On My Mind: Doha 2022

An aerial view of Doha, Qatar's capital (photo credit: REUTERS)
An aerial view of Doha, Qatar's capital
(photo credit: REUTERS)
Qatar has scored another World Cup victory without so much as fielding its soccer team.
In a remarkable though unsurprising move to preserve the 2010 decision of FIFA, the international soccer federation, awarding Doha the privilege of hosting the 2022 tournament, the dates have been changed to spare players and spectators the ghastly high summer temperatures in the Gulf. And to further sweeten the prize, the championship game will be played on December 18, Qatar’s national holiday.
The decision to hold the month-long tournament in November and December instead of the traditional June-July period caused a contretemps throughout the soccer world.
“The majority of the world’s major soccer leagues will now have to figure out how to reschedule the heart of their seasons to accommodate the first winter world cup,” wrote Kevin Baxter in The Los Angeles Times.
European leagues, outraged at the havoc the shift would create for their own schedules, threatened to seek compensation for any lost revenues.
Changing the venue was not a consideration, all the more so after Qatar, along with Russia, emerged unscathed from a FIFA investigation for alleged bribery and corruption surrounding the 2010 decisions to give Russia the 2018 World Cup and Qatar the contest four years later.
But the date change does not address the two most critical issues – human rights and terrorism – that should have been sufficient to disqualify Qatar from hosting any international sporting event. Like the weather issue, these matters were well known, and ignored, when FIFA made its decision five years ago.
Qatar’s longstanding abuse of migrant workers is of particular concern to human rights and labor organizations. Some 1.4 million from Bangladesh, Nepal and other countries “live in squalid conditions near the center of the capital of the one of wealthiest countries on earth,” stated a BBC report from Doha in February. “I’ve been here 14 years and nothing has changed,” one migrant worker told the BBC. He and thousands of other workers cannot leave because under Qatar’s notorious Kafala system, employers confiscated their passports.
The BBC report reconfirmed an ESPN story last summer, sadly revealing the unsavory status quo. “We see no change,” said Sharan Burrow, general secretary of the International Trade Union Confederation, bemoaning the fact that Qatar has not followed up on earlier pledges to improve conditions for the migrant workers building the stadiums and other World Cup facilities.

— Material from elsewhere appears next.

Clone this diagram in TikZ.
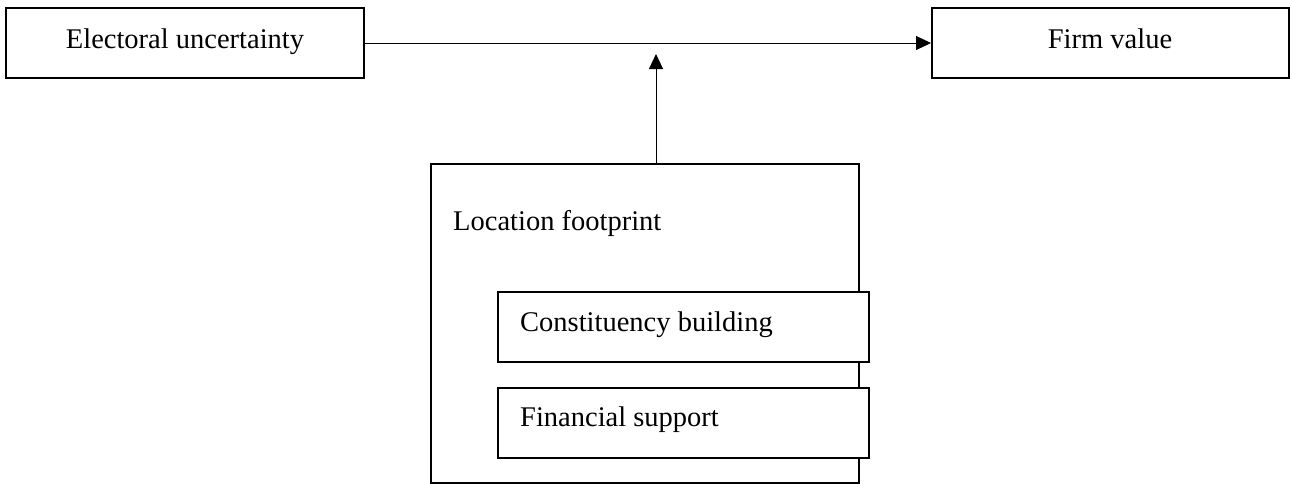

Also of concern is the emirate’s support for Hamas and other terrorist organizations, an issue that led the Barcelona soccer team to announce in December that it may shed ties to Qatar and look for an alternate sponsor when the contract with Qatar ends in 2016.
FIFA’s announcement to move the 2022 World Cup to the winter months came, coincidentally, a day after Qatar’s emir made his first visit to the Oval Office. At the meeting with President Barack Obama there were the usual platitudes about the shared American-Qatari interest in fighting Islamic State (IS) and other terrorist groups.
But other Arab allies of the US were not pleased. Only days before the White House meeting, Egypt accused Qatar of supporting terrorist organizations in the Arab world, specifically mentioning its supplying IS in Libya. Saudi Arabia, too, has voiced concerns about Qatar’s support for groups in Syria and other countries that the other Gulf nations oppose. And these are on top of Qatar’s record of support for Hamas rule in Gaza.
Qatar is situated in one of the most dangerous spots in the world: wars engulf countries nearby, terrorist groups are prospering and expanding, and Iran, already meddling in the affairs of Arab countries, is poised to reach the threshold of nuclear-weapons capability.
The situation could become much worse over the next seven years, and security concerns might keep people away from Doha in 2022.
But in the end, the World Cup is, unfortunately, all about money and prestige. The Economist magazine, in a recent sobering editorial, concluded that the enormous costs of hosting the World Cup or the Olympics dictate that authoritarian countries are likely to be the host countries.
“The Winter Olympics of 2022 now has only two bidders: China and Kazakhstan. Last year’s winter games were held in Sochi, Russia, just as Vladimir Putin’s’ meddling in Ukraine boiled over into bloodshed. Invasions notwithstanding, in 2018 Mr. Putin is due to preside over the next World Cup,” the Economist stated.
In short, by their very presence and spending of money in Qatar, all who participate in World Cup 2022 will be, as the Economist points out, complicit in the outrages of the host government. Better to stay home.
The writer is the American Jewish Committee’s director of media relations.